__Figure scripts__
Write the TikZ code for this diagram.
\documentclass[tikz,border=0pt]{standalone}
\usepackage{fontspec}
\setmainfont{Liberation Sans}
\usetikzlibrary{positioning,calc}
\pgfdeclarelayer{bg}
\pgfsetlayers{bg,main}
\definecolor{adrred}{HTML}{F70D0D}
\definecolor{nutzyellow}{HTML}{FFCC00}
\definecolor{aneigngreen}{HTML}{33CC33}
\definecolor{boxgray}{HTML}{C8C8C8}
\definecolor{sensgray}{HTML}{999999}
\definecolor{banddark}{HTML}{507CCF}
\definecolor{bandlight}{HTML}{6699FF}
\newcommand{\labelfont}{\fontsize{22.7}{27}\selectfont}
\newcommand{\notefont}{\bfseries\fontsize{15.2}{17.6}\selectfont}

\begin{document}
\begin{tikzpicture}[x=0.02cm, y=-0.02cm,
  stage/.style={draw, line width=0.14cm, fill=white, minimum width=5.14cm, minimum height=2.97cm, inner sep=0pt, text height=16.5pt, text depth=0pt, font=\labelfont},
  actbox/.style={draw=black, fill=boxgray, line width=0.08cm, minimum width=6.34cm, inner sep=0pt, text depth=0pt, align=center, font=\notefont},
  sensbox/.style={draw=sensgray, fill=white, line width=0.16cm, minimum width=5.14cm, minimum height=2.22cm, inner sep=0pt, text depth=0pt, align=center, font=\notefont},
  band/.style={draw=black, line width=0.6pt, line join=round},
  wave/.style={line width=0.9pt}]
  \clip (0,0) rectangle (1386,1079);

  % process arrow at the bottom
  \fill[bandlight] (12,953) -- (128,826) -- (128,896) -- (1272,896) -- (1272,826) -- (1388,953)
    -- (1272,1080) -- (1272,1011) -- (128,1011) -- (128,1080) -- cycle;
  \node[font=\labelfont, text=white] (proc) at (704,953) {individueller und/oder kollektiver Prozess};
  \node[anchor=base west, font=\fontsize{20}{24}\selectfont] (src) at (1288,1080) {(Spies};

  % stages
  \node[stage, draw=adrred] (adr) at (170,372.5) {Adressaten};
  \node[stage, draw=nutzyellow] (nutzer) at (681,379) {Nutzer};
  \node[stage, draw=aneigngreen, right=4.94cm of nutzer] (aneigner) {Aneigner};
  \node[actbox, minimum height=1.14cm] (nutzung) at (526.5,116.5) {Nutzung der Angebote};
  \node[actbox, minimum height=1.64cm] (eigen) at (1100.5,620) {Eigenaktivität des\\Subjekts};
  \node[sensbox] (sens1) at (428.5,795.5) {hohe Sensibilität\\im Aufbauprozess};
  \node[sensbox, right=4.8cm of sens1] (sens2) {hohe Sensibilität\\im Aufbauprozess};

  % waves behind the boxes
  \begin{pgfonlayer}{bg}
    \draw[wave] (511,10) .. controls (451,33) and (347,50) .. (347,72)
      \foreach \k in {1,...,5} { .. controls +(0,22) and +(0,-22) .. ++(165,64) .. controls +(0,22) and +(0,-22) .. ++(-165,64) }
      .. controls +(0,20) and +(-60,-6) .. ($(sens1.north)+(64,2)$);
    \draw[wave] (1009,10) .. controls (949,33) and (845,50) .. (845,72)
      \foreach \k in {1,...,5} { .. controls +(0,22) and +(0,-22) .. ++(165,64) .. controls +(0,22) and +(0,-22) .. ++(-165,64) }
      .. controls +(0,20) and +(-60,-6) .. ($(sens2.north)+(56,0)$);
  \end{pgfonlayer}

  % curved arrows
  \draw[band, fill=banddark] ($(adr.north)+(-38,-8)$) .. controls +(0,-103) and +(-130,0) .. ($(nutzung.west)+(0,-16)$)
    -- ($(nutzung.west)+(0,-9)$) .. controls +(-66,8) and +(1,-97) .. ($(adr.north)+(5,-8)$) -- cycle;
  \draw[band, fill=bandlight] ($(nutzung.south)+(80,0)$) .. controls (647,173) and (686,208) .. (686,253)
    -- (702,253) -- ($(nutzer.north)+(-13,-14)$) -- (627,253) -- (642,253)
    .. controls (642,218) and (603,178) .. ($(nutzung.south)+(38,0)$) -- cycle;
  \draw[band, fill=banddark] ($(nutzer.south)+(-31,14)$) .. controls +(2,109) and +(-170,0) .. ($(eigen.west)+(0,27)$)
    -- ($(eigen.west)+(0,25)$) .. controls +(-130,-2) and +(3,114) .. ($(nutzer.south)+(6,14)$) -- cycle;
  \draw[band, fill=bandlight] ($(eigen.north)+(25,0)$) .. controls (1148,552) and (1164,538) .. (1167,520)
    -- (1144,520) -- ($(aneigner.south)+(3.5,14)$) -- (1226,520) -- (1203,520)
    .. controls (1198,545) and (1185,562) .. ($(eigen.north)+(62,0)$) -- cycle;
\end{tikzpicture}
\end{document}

* * *

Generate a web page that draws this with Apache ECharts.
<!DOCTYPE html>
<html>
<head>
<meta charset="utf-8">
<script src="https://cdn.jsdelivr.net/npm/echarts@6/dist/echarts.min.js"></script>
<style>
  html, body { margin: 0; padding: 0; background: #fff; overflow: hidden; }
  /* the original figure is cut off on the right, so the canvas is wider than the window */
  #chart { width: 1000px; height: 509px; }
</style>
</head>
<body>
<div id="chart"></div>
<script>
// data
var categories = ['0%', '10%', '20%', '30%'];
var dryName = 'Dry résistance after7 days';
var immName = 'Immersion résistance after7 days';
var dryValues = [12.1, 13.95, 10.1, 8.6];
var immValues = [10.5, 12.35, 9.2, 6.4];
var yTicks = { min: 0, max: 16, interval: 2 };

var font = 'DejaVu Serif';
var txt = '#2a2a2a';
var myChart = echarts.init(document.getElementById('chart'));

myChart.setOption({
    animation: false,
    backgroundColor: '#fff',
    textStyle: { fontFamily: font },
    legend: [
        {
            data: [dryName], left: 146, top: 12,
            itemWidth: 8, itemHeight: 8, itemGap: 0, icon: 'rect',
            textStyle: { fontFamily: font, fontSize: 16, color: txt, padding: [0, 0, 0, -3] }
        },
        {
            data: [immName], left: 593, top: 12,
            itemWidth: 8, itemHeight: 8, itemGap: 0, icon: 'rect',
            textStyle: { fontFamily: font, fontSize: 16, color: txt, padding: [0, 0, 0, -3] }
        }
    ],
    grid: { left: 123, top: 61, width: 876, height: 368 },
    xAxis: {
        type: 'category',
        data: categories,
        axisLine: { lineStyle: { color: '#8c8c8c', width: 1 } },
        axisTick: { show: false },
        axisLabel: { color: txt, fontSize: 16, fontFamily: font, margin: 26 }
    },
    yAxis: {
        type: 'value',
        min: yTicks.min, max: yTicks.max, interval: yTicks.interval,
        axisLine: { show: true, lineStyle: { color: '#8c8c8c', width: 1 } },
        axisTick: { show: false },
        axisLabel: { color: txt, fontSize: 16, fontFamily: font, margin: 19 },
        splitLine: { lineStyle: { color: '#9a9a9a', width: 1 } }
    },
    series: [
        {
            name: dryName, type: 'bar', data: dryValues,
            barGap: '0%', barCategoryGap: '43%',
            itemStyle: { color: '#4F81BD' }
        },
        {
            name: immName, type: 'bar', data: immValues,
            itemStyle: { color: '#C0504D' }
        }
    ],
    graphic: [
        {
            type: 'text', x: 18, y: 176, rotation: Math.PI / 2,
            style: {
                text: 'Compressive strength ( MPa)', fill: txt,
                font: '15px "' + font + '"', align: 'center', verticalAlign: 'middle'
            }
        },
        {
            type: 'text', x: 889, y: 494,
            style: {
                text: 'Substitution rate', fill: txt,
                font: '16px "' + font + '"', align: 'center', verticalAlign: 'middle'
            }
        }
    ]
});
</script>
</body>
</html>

__GOAL OF THE EXERCISE__
Transcribe the records above exactly, beginning at the line that contains "Generate a web" and ending with the line that contains "var myChart = echarts.init(document.getElementById('chart'));", both included, and nothing else.

__RESPONSE BELOW__
Generate a web page that draws this with Apache ECharts.
<!DOCTYPE html>
<html>
<head>
<meta charset="utf-8">
<script src="https://cdn.jsdelivr.net/npm/echarts@6/dist/echarts.min.js"></script>
<style>
  html, body { margin: 0; padding: 0; background: #fff; overflow: hidden; }
  /* the original figure is cut off on the right, so the canvas is wider than the window */
  #chart { width: 1000px; height: 509px; }
</style>
</head>
<body>
<div id="chart"></div>
<script>
// data
var categories = ['0%', '10%', '20%', '30%'];
var dryName = 'Dry résistance after7 days';
var immName = 'Immersion résistance after7 days';
var dryValues = [12.1, 13.95, 10.1, 8.6];
var immValues = [10.5, 12.35, 9.2, 6.4];
var yTicks = { min: 0, max: 16, interval: 2 };

var font = 'DejaVu Serif';
var txt = '#2a2a2a';
var myChart = echarts.init(document.getElementById('chart'));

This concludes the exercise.